Poland is witnessing a significant rise in the number of foreign migrants receiving pensions and other social security benefits from its national social insurance institution, ZUS. Recent statistics indicate over 20,000 foreigners received pensions amounting to 27.6 million złoty (approximately $6.3 million) just within December 2024, marking a notable increase compared to previous years. This change reflects not only Poland's burgeoning migration patterns but also hints at systemic challenges and the need for regulatory adjustments.
According to data compiled for the Dziennik Gazeta Prawna, the number of foreign beneficiaries rose sharply from about 15,300 receiving around 21.5 million złoty in December 2023, and 12,200 beneficiaries with 16.5 million złoty just two years earlier. This continuous annual growth is expected to escalate, with projections estimating ZUS will spend at least 5 million złoty more each subsequent year on these payments.
Dr. Marcin Krajewski from the University of Łódź attributes this increasing trend to the influx of job-seeking migrants, particularly from neighboring countries like Ukraine and Belarus, who have been significant contributors to the Polish labor market since the escalation of the Russian invasion of Ukraine. Currently, approximately 1.2 million foreigners are insured under Polish pension schemes, with Ukrainians making up the largest share at 787,500, followed by 134,900 Belarusians and 25,700 Georgians.
"The statistics from ZUS show the growing number of insured individuals of Ukrainian and Belarusian origin has been accelerated since 2015 due to geopolitical tensions," Dr. Krajewski explained. By the end of 2023, nearly 7% of insured individuals held non-Polish citizenship, contributing about 5% of revenues to ZUS.
Notably, when these individuals retire, if they’ve only accrued minimal pensions from their home countries, ZUS may be required to supplement their incomes to meet the Polish minimum pension standard. This situation raises concerns about budget impacts as Ukrainian pensions are considerably lower, ranging from 2725 to 3370 hryvnias (approximately $260 to $320), necessitating substantial top-ups from ZUS.
Experts express worry about Poland becoming increasingly welcoming to foreigners seeking refuge not just for employment but also for favorable pension conditions. According to legal expert Andrzej Radzisław of the Goźlińska Petryk and Partners Law Office, Poland's system, which offers benefits even for minimal contributions, is ripe for exploitation. "We operate under the principle of providing pension eligibility as soon as any contribution is made, but there should ideally be minimum working tenure requirements set at ten years," Radzisław said.
Existing bilateral social security agreements with Ukraine and Belarus permit migrants to combine their work periods across these nations, ensuring they can claim pensions based on aggregated contributions.
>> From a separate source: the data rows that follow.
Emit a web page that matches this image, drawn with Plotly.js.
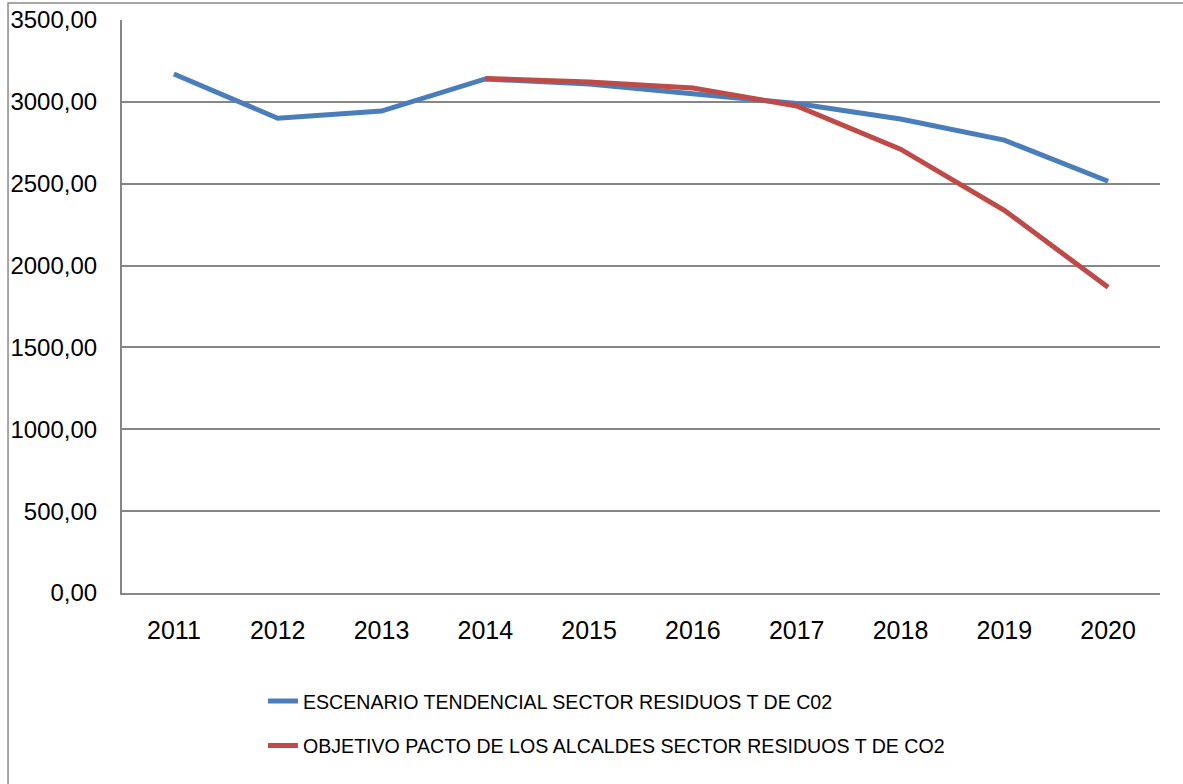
<!DOCTYPE html>
<html>
<head>
<meta charset="utf-8">
<script src="https://cdn.plot.ly/plotly-3.0.1.min.js"></script>
<style>
html,body{margin:0;padding:0;background:#fff;}
#chart{width:1183px;height:784px;}
</style>
</head>
<body>
<div id="chart"></div>
<script>
const years = ['2011','2012','2013','2014','2015','2016','2017','2018','2019','2020'];
const tendencial = [3170, 2900, 2944, 3140, 3109, 3048, 2990, 2895, 2766, 2515];
const objetivo = [null, null, null, 3143, 3121, 3084, 2975, 2711, 2338, 1867];
const seriesNames = [
  'ESCENARIO TENDENCIAL SECTOR RESIDUOS T DE C02',
  'OBJETIVO PACTO DE LOS ALCALDES SECTOR RESIDUOS T DE CO2'
];
const yTicks = [0, 500, 1000, 1500, 2000, 2500, 3000, 3500];

const xTickFont = {family: 'Liberation Sans, Arial, sans-serif', size: 25, color: '#000'};
const yTickFont = {family: 'Liberation Sans, Arial, sans-serif', size: 24, color: '#000'};
const legendFont = {family: 'Liberation Sans, Arial, sans-serif', size: 19.6, color: '#000'};

const traces = [
  {x: years, y: tendencial, name: seriesNames[0], type: 'scatter', mode: 'lines',
   line: {color: '#4a7ebb', width: 5}, legendgroup: 'a'},
  {x: years, y: objetivo, name: seriesNames[1], type: 'scatter', mode: 'lines',
   line: {color: '#be4b48', width: 5}, legendgroup: 'b', connectgaps: false}
];

const layout = {
  width: 1183, height: 784,
  margin: {l: 122, r: 23, t: 20, b: 191},
  paper_bgcolor: '#fff', plot_bgcolor: '#fff',
  separators: ',.',
  showlegend: true,
  xaxis: {
    type: 'category', range: [-0.5, 9.5],
    showgrid: false, zeroline: false,
    showline: true, linecolor: '#868686', linewidth: 2,
    ticks: '', tickfont: xTickFont, ticklabelstandoff: 14
  },
  yaxis: {
    range: [0, 3500], tickvals: yTicks, tickformat: '.2f',
    showgrid: true, gridcolor: '#868686', gridwidth: 2,
    zeroline: false, showline: true, linecolor: '#868686', linewidth: 2,
    ticks: '', tickfont: yTickFont, ticklabelstandoff: 18
  },
  legend: {
    orientation: 'v', x: 0.1358, xanchor: 'left', y: -0.155, yanchor: 'top',
    font: legendFont, tracegroupgap: 16, bgcolor: 'rgba(0,0,0,0)'
  },
  shapes: [
    {type: 'rect', xref: 'paper', yref: 'paper', x0: -0.1098, x1: 1.2, y0: -0.5, y1: 1.0297,
     line: {color: '#8a8a8a', width: 1.5}, fillcolor: 'rgba(0,0,0,0)', layer: 'below'}
  ]
};

Plotly.newPlot('chart', traces, layout, {displayModeBar: false, staticPlot: true});
</script>
</body>
</html>
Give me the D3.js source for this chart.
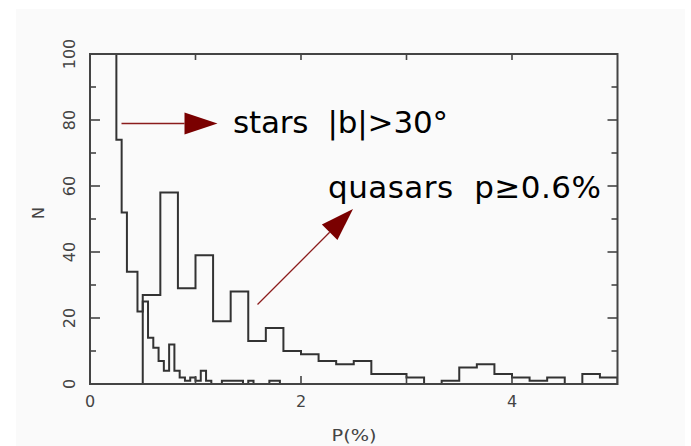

Such regulations are established through EU regulations but have been criticized for being vague and insufficiently detailed. These agreements were reached under conditions aiming to aid migrants, allowing them to receive pensions proportionately to their work period.
Despite such agreements, gaps and ambiguities remain, leading to some issues with eligibility and applying benefits effectively. Kalata, another legal specialist, asserted, “While the agreements look formal on paper, they also create challenges when migrants attempt to establish their rights to combined insurance periods effectively.”
These complications manifest as some foreigners report receiving minimal pension payouts, such as just 97.52 zł monthly, even after decades of labor contributions across Poland and their home countries. This raises serious concerns about fairness and the ability of the system to handle increasing demands as migration numbers continue to grow.
The prospect of Poland transforming itself over the next decade or two as a seniors' paradise for its eastern neighbors certainly enhances the urgency for policymakers to reassess existing pension laws. Experts argue for swift administrative changes and refinements to the relevant legal framework, noting such measures are long overdue. If not addressed, the country's social security infrastructure might face insurmountable strains as dependency on these rising elderly populations increases.
Experts like Dr. Krajewski caution against making definitive predictions about future trends, especially with geopolitics potentially altering migration flows post-conflict. Some Ukrainians may decide to return after hostilities cease, yet as economic conditions remain precarious, it appears many may opt to continue their lives and work within Poland.
Overall, the shift toward more foreign nationals receiving pensions from ZUS seems not merely temporary but part of broader, systemic shifts as Poland integrates itself more deeply within the fabric of European migration patterns. Stakeholders are urged to mark the rising tide of these changes and amend policies to reflect this new reality.